I have grown a lot of these things for the sale as well as a lot of fruit bushes of one sort or another. Undoubtedly, I have grown far too much of everything, but it is planned that some of the excess will be donated to another village fundraiser that the “Green and Clean Team,” are having immediately after our sale. Then to make the most of the remainder and not waste it, more will be donated to the Allotments in the next village to ours for them to dispose of with their members. We are hoping that they may make a small donation for the plants, but we are really trying to build a bridge of friendship and cooperation with their site.

They are about a mile away from us and have maybe twice as many plot holders on a more traditional layout with buildings higgly-de-piggldy and each plot individually fenced for rabbits. Whereas, our site is open plan and fenced round the perimeter with rabbit fencing. We also have a much stricter control on the erection of buildings. Their site has many greenhouses of both glass and polythene whereas ours has none. We haven’t actually banned them, but the site is on a hillside and very exposed to the winds so it is very unlikely that any would stay intact. Indeed, whenever we have gales there are usually several sheds blown over. Plot-holders try everything to stop them going over including bracing them to the perimeter fence and covering the floor inside with heavy slabs to weigh their sheds down, but they have mixed success and some keep blowing down.

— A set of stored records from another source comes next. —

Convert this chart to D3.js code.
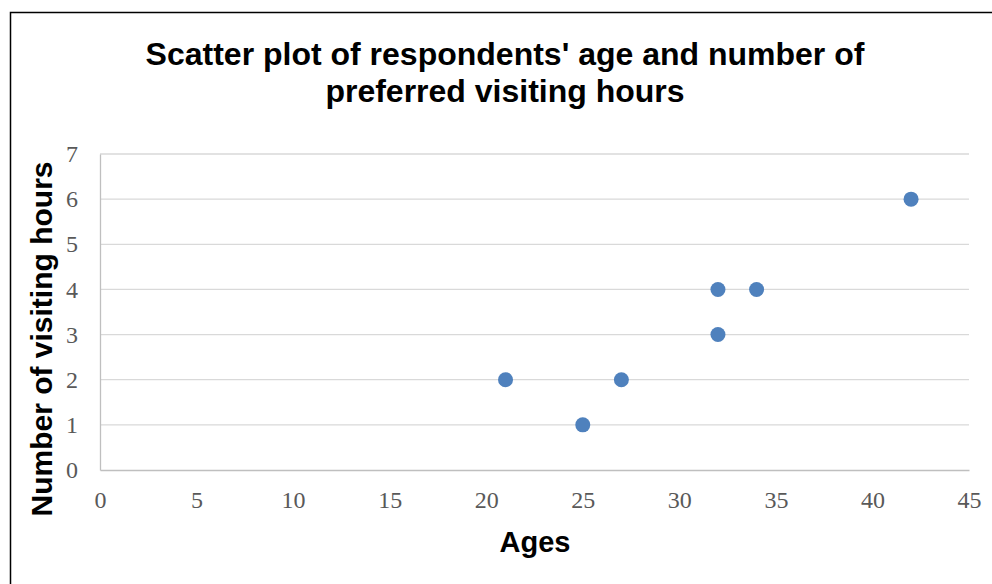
<!DOCTYPE html>
<html><head><meta charset="utf-8">
<script src="https://cdn.jsdelivr.net/npm/d3@7"></script>
<style>body{margin:0;background:#fff}</style>
</head><body>
<svg id="c" width="992" height="584"></svg>
<script>
const ages = [21, 25, 27, 32, 32, 34, 42];
const hours = [2, 1, 2, 4, 3, 4, 6];
const xTicks = [0, 5, 10, 15, 20, 25, 30, 35, 40, 45];
const yTicks = [0, 1, 2, 3, 4, 5, 6, 7];
const titleLines = ["Scatter plot of respondents' age and number of", "preferred visiting hours"];

const svg = d3.select("#c");
svg.append("rect").attr("x", 10.5).attr("y", 12.5).attr("width", 992).attr("height", 600)
  .attr("fill", "#fff").attr("stroke", "#000").attr("stroke-width", 1.5);

const x = d3.scaleLinear().domain([0, 45]).range([100, 969]);
const y = d3.scaleLinear().domain([0, 7]).range([470, 154]);

// gridlines
svg.append("g").selectAll("line").data(yTicks.filter(d => d > 0)).join("line")
  .attr("x1", x(0)).attr("x2", x(45)).attr("y1", d => y(d)).attr("y2", d => y(d))
  .attr("stroke", "#d9d9d9").attr("stroke-width", 1.3);

// axes
const xa = svg.append("g").attr("transform", `translate(0,${y(0)})`)
  .call(d3.axisBottom(x).tickValues(xTicks).tickFormat(d3.format("d")).tickSize(0).tickPadding(21));
const ya = svg.append("g").attr("transform", `translate(${x(0)},0)`)
  .call(d3.axisLeft(y).tickValues(yTicks).tickFormat(d3.format("d")).tickSize(0).tickPadding(22));
[xa, ya].forEach(a => {
  a.select(".domain").attr("stroke", "#bfbfbf").attr("stroke-width", 1.3);
  a.selectAll("text").attr("font-family", "'Liberation Serif', 'DejaVu Serif', serif")
    .attr("font-size", 24).attr("fill", "#595959");
});
xa.selectAll("text").attr("dy", "0.71em");

// points
svg.append("g").selectAll("circle").data(ages.map((a, i) => [a, hours[i]])).join("circle")
  .attr("cx", d => x(d[0])).attr("cy", d => y(d[1])).attr("r", 7.5)
  .attr("fill", "#4f81bd");

// title
svg.append("g").selectAll("text").data(titleLines).join("text")
  .attr("x", 505).attr("y", (d, i) => 65 + i * 37)
  .attr("text-anchor", "middle").attr("font-family", "'Liberation Sans', Arial, sans-serif")
  .attr("font-weight", "bold").attr("font-size", 32).attr("fill", "#000").text(d => d);

// axis titles
svg.append("text").attr("x", 535).attr("y", 552).attr("text-anchor", "middle")
  .attr("font-family", "'Liberation Sans', Arial, sans-serif").attr("font-weight", "bold")
  .attr("font-size", 29).text("Ages");
svg.append("text").attr("transform", "translate(52,339) rotate(-90)").attr("text-anchor", "middle")
  .attr("font-family", "'Liberation Sans', Arial, sans-serif").attr("font-weight", "bold")
  .attr("font-size", 30).text("Number of visiting hours");
</script>
</body></html>
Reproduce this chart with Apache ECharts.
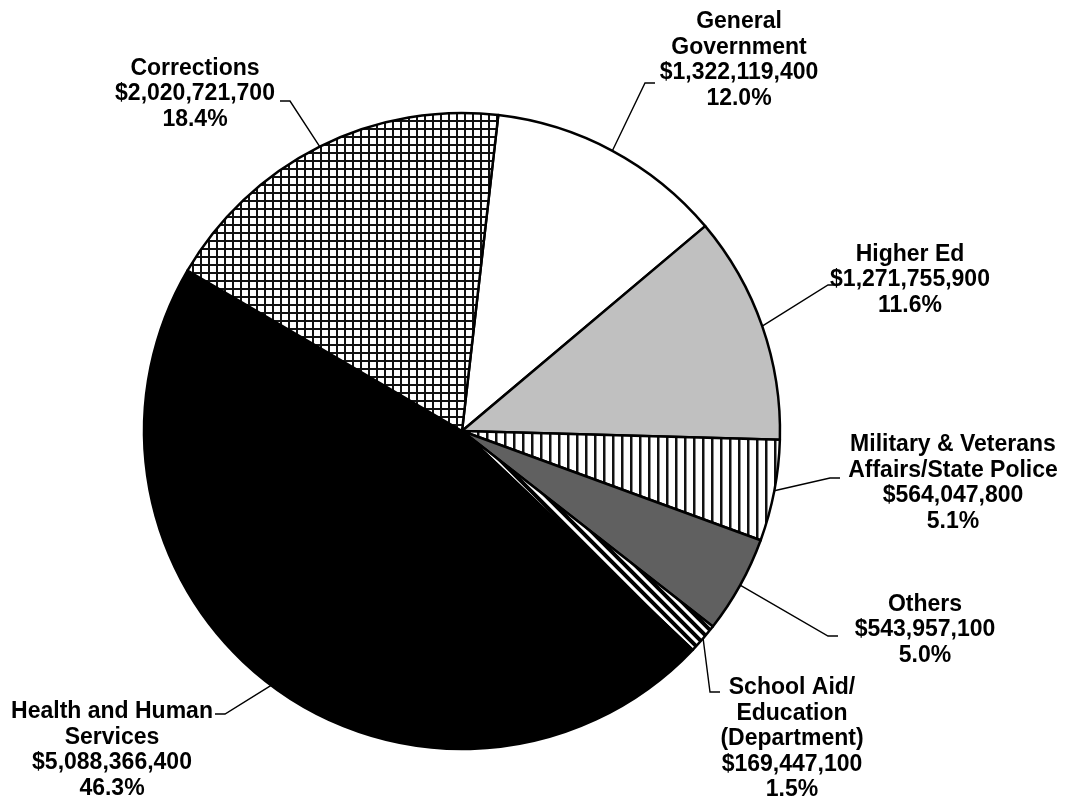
<!DOCTYPE html>
<html>
<head>
<meta charset="utf-8">
<script src="https://cdn.jsdelivr.net/npm/echarts@6/dist/echarts.min.js"></script>
<style>
html,body{margin:0;padding:0;background:#fff;}
#chart{width:1067px;height:802px;}
</style>
</head>
<body>
<div id="chart"></div>
<script>
// ---- data ----
const categories = [
  "General\nGovernment",
  "Higher Ed",
  "Military & Veterans\nAffairs/State Police",
  "Others",
  "School Aid/\nEducation\n(Department)",
  "Health and Human\nServices",
  "Corrections"
];
const amounts = [1322119400, 1271755900, 564047800, 543957100, 169447100, 5088366400, 2020721700];
const percentLabels = ["12.0%", "11.6%", "5.1%", "5.0%", "1.5%", "46.3%", "18.4%"];

// ---- label layout (label centre x,y ; leader stub end x,y ; stub direction) ----
const labelLayouts = [
  [739, 60, 655, 83, -1],
  [910, 280, 838, 285, -1],
  [953, 483, 840, 478, -1],
  [925, 630, 838, 636, -1],
  [792, 739, 720, 692, -1],
  [112, 750, 215, 714, 1],
  [195, 94, 280, 101, 1]
];

function makePattern(kind) {
  const c = document.createElement('canvas');
  const ctx = c.getContext('2d');
  if (kind === 'grid') {
    c.width = 8; c.height = 8;
    ctx.fillStyle = '#fff'; ctx.fillRect(0, 0, 8, 8);
    ctx.fillStyle = '#111';
    ctx.fillRect(0, 0, 8, 2);
    ctx.fillRect(0, 0, 2, 8);
  } else if (kind === 'vert') {
    c.width = 9; c.height = 9;
    ctx.fillStyle = '#fff'; ctx.fillRect(0, 0, 9, 9);
    ctx.fillStyle = '#111';
    ctx.fillRect(0, 0, 2.5, 9);
  } else if (kind === 'diag') {
    c.width = 10; c.height = 10;
    ctx.fillStyle = '#fff'; ctx.fillRect(0, 0, 10, 10);
    ctx.strokeStyle = '#000'; ctx.lineWidth = 4;
    ctx.beginPath();
    ctx.moveTo(-5, -5); ctx.lineTo(15, 15);
    ctx.moveTo(-5, 5); ctx.lineTo(5, 15);
    ctx.moveTo(5, -5); ctx.lineTo(15, 5);
    ctx.stroke();
  }
  return c;
}

const fills = [
  '#ffffff',
  '#c0c0c0',
  { image: makePattern('vert'), repeat: 'repeat' },
  '#606060',
  { image: makePattern('diag'), repeat: 'repeat' },
  '#000000',
  { image: makePattern('grid'), repeat: 'repeat' }
];

function fmtMoney(v) {
  return '$' + v.toString().replace(/\B(?=(\d{3})+(?!\d))/g, ',');
}

const seriesData = categories.map((name, i) => ({
  name: name,
  value: amounts[i],
  itemStyle: { color: fills[i] }
}));

const chart = echarts.init(document.getElementById('chart'));
chart.setOption({
  backgroundColor: '#ffffff',
  animation: false,
  series: [{
    type: 'pie',
    center: [462, 431],
    radius: 318,
    startAngle: 83.45,
    clockwise: true,
    avoidLabelOverlap: false,
    data: seriesData,
    itemStyle: { borderColor: '#000', borderWidth: 2.5 },
    label: {
      show: true,
      position: 'outside',
      fontFamily: 'Liberation Sans, Arial, sans-serif',
      fontWeight: 'bold',
      fontSize: 23,
      lineHeight: 25.5,
      color: '#000',
      align: 'center',
      formatter: function (p) {
        return p.name + '\n' + fmtMoney(p.value) + '\n' + percentLabels[p.dataIndex];
      }
    },
    labelLine: {
      show: true,
      length: 10,
      length2: 10,
      smooth: false,
      lineStyle: { color: '#000', width: 1.4 }
    },
    labelLayout: function (params) {
      const L = labelLayouts[params.dataIndex];
      const p0 = params.labelLinePoints ? params.labelLinePoints[0] : [L[2], L[3]];
      const stubEnd = [L[2], L[3]];
      const knee = [L[2] + L[4] * 10, L[3]];
      return {
        x: L[0],
        y: L[1],
        align: 'center',
        verticalAlign: 'middle',
        labelLinePoints: [p0, knee, stubEnd]
      };
    },
    emphasis: { disabled: true }
  }]
});
</script>
</body>
</html>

Now on a different note entirely - a few years ago, the charity where I do some voluntary work, installed a Willow Weaving out building that was in fact a large shed made from boarding consisting of recycled plastic. It was fully equipped with shelving, workbench and above all, electricity for lighting and some heating. The chap who runs it managed to get lengths of different coloured Willow as well as a few other types of material to weave with. Lots of basket ware was made and there were plans to make larger things like “Willow Hurdles,” that are basically old fashioned fence panels. With this in mind we “Coppiced,” some small, but established Willow trees and planted a lot more that are now starting to develop quite nicely. So, it was with great interest that I spotted a display of pots of various sizes containing woven, living, willow, sculptures on sale at my local garden centre on a recent visit. The picture doesn’t do the original display justice because most had been sold before I could get back to the centre with my camera to take a picture. I know Willow roots quite readily, but was still fascinated by how they had woven the willow and got every shoot to root and produce a little bundle of leaves on top of the sculptures. They really were very attractive, which, I suppose, is why they sold so rapidly. It did make me wonder if it was something that we could replicate at the Charity though and as I am involved with growing plants there, I think it is something I will be trying in the near future!